◆ **EXERCISE**: Transcribe the records that follow. Keep every word exactly, and drop the pictures.

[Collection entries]
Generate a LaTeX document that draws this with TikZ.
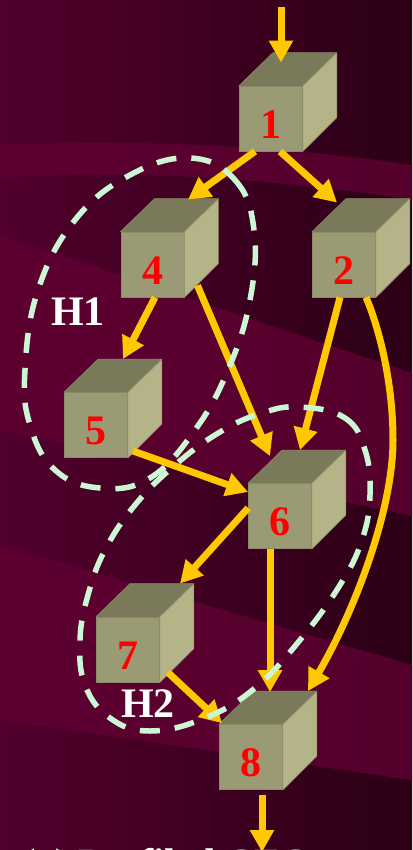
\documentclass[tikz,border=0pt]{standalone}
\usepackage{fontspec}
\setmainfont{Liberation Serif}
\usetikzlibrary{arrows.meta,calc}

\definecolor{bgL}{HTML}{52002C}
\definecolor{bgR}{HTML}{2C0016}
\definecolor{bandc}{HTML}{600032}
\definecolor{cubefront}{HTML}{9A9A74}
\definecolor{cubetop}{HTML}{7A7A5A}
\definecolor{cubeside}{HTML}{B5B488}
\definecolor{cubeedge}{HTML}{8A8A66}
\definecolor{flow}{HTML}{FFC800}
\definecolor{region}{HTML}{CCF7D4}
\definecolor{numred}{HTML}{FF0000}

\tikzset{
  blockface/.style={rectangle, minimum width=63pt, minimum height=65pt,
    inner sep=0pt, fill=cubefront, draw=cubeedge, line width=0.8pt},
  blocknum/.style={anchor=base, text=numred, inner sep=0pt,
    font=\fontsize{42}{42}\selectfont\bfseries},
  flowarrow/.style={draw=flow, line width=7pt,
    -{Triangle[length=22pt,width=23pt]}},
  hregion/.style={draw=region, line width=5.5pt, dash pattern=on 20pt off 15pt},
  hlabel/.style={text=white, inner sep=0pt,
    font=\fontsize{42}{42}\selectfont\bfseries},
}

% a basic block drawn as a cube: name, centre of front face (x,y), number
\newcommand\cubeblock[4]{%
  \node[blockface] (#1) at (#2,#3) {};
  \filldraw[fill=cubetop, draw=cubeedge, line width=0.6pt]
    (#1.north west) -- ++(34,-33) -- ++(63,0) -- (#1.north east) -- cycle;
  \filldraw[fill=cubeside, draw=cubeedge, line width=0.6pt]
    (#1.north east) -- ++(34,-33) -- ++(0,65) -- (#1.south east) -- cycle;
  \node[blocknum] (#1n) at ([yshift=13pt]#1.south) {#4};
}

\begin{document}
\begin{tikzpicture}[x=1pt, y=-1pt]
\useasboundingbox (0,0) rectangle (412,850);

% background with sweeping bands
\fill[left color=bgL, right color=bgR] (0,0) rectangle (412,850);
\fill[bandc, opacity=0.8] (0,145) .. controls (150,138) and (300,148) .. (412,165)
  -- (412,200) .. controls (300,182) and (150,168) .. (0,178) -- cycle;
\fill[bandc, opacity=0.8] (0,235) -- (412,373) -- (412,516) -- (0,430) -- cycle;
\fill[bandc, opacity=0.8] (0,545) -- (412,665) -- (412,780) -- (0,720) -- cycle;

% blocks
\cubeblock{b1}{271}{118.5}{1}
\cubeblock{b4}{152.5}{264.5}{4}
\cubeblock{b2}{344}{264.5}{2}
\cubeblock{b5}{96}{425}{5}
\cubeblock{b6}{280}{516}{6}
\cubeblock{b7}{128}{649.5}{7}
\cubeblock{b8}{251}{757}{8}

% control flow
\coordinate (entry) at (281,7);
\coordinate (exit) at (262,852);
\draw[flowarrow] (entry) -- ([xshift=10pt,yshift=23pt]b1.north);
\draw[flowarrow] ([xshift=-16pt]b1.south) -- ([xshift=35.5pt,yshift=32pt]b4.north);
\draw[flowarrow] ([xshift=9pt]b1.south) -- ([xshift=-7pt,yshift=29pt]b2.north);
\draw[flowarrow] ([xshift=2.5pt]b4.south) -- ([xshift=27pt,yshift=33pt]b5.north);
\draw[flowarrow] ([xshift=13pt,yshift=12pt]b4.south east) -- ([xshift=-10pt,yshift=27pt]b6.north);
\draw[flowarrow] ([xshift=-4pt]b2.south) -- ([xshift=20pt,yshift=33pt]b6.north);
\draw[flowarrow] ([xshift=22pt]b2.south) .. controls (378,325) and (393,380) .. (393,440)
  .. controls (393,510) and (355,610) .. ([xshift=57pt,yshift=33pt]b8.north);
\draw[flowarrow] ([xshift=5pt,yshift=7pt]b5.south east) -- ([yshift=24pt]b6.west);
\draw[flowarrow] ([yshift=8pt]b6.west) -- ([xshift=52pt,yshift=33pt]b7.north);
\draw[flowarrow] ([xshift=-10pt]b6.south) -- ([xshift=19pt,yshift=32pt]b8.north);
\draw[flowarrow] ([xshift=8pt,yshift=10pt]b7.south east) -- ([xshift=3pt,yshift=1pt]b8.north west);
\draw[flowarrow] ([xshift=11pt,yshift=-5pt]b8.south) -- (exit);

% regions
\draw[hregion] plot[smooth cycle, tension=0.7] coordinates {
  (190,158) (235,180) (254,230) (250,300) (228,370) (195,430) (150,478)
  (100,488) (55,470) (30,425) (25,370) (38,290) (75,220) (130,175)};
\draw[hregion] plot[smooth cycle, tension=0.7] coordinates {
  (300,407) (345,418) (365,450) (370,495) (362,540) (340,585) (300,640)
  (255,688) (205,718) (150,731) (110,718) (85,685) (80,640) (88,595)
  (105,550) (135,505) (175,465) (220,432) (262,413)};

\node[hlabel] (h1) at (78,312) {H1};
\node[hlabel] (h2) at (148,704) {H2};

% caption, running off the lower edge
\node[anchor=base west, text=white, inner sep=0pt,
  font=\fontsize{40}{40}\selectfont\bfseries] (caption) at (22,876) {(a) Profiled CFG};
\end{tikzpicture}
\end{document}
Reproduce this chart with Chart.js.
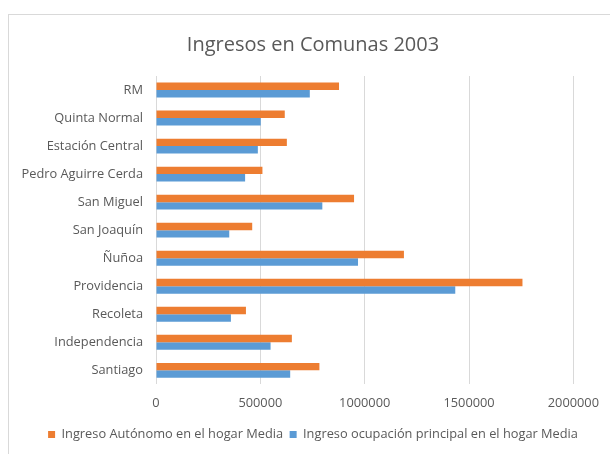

◆ **EXERCISE RESULT**:
Generate a LaTeX document that draws this with TikZ.
\documentclass[tikz,border=0pt]{standalone}
\usepackage{fontspec}
\setmainfont{Liberation Serif}
\usetikzlibrary{arrows.meta,calc}

\definecolor{bgL}{HTML}{52002C}
\definecolor{bgR}{HTML}{2C0016}
\definecolor{bandc}{HTML}{600032}
\definecolor{cubefront}{HTML}{9A9A74}
\definecolor{cubetop}{HTML}{7A7A5A}
\definecolor{cubeside}{HTML}{B5B488}
\definecolor{cubeedge}{HTML}{8A8A66}
\definecolor{flow}{HTML}{FFC800}
\definecolor{region}{HTML}{CCF7D4}
\definecolor{numred}{HTML}{FF0000}

\tikzset{
  blockface/.style={rectangle, minimum width=63pt, minimum height=65pt,
    inner sep=0pt, fill=cubefront, draw=cubeedge, line width=0.8pt},
  blocknum/.style={anchor=base, text=numred, inner sep=0pt,
    font=\fontsize{42}{42}\selectfont\bfseries},
  flowarrow/.style={draw=flow, line width=7pt,
    -{Triangle[length=22pt,width=23pt]}},
  hregion/.style={draw=region, line width=5.5pt, dash pattern=on 20pt off 15pt},
  hlabel/.style={text=white, inner sep=0pt,
    font=\fontsize{42}{42}\selectfont\bfseries},
}

% a basic block drawn as a cube: name, centre of front face (x,y), number
\newcommand\cubeblock[4]{%
  \node[blockface] (#1) at (#2,#3) {};
  \filldraw[fill=cubetop, draw=cubeedge, line width=0.6pt]
    (#1.north west) -- ++(34,-33) -- ++(63,0) -- (#1.north east) -- cycle;
  \filldraw[fill=cubeside, draw=cubeedge, line width=0.6pt]
    (#1.north east) -- ++(34,-33) -- ++(0,65) -- (#1.south east) -- cycle;
  \node[blocknum] (#1n) at ([yshift=13pt]#1.south) {#4};
}

\begin{document}
\begin{tikzpicture}[x=1pt, y=-1pt]
\useasboundingbox (0,0) rectangle (412,850);

% background with sweeping bands
\fill[left color=bgL, right color=bgR] (0,0) rectangle (412,850);
\fill[bandc, opacity=0.8] (0,145) .. controls (150,138) and (300,148) .. (412,165)
  -- (412,200) .. controls (300,182) and (150,168) .. (0,178) -- cycle;
\fill[bandc, opacity=0.8] (0,235) -- (412,373) -- (412,516) -- (0,430) -- cycle;
\fill[bandc, opacity=0.8] (0,545) -- (412,665) -- (412,780) -- (0,720) -- cycle;

% blocks
\cubeblock{b1}{271}{118.5}{1}
\cubeblock{b4}{152.5}{264.5}{4}
\cubeblock{b2}{344}{264.5}{2}
\cubeblock{b5}{96}{425}{5}
\cubeblock{b6}{280}{516}{6}
\cubeblock{b7}{128}{649.5}{7}
\cubeblock{b8}{251}{757}{8}

% control flow
\coordinate (entry) at (281,7);
\coordinate (exit) at (262,852);
\draw[flowarrow] (entry) -- ([xshift=10pt,yshift=23pt]b1.north);
\draw[flowarrow] ([xshift=-16pt]b1.south) -- ([xshift=35.5pt,yshift=32pt]b4.north);
\draw[flowarrow] ([xshift=9pt]b1.south) -- ([xshift=-7pt,yshift=29pt]b2.north);
\draw[flowarrow] ([xshift=2.5pt]b4.south) -- ([xshift=27pt,yshift=33pt]b5.north);
\draw[flowarrow] ([xshift=13pt,yshift=12pt]b4.south east) -- ([xshift=-10pt,yshift=27pt]b6.north);
\draw[flowarrow] ([xshift=-4pt]b2.south) -- ([xshift=20pt,yshift=33pt]b6.north);
\draw[flowarrow] ([xshift=22pt]b2.south) .. controls (378,325) and (393,380) .. (393,440)
  .. controls (393,510) and (355,610) .. ([xshift=57pt,yshift=33pt]b8.north);
\draw[flowarrow] ([xshift=5pt,yshift=7pt]b5.south east) -- ([yshift=24pt]b6.west);
\draw[flowarrow] ([yshift=8pt]b6.west) -- ([xshift=52pt,yshift=33pt]b7.north);
\draw[flowarrow] ([xshift=-10pt]b6.south) -- ([xshift=19pt,yshift=32pt]b8.north);
\draw[flowarrow] ([xshift=8pt,yshift=10pt]b7.south east) -- ([xshift=3pt,yshift=1pt]b8.north west);
\draw[flowarrow] ([xshift=11pt,yshift=-5pt]b8.south) -- (exit);

% regions
\draw[hregion] plot[smooth cycle, tension=0.7] coordinates {
  (190,158) (235,180) (254,230) (250,300) (228,370) (195,430) (150,478)
  (100,488) (55,470) (30,425) (25,370) (38,290) (75,220) (130,175)};
\draw[hregion] plot[smooth cycle, tension=0.7] coordinates {
  (300,407) (345,418) (365,450) (370,495) (362,540) (340,585) (300,640)
  (255,688) (205,718) (150,731) (110,718) (85,685) (80,640) (88,595)
  (105,550) (135,505) (175,465) (220,432) (262,413)};

\node[hlabel] (h1) at (78,312) {H1};
\node[hlabel] (h2) at (148,704) {H2};

% caption, running off the lower edge
\node[anchor=base west, text=white, inner sep=0pt,
  font=\fontsize{40}{40}\selectfont\bfseries] (caption) at (22,876) {(a) Profiled CFG};
\end{tikzpicture}
\end{document}
Reproduce this chart with Chart.js.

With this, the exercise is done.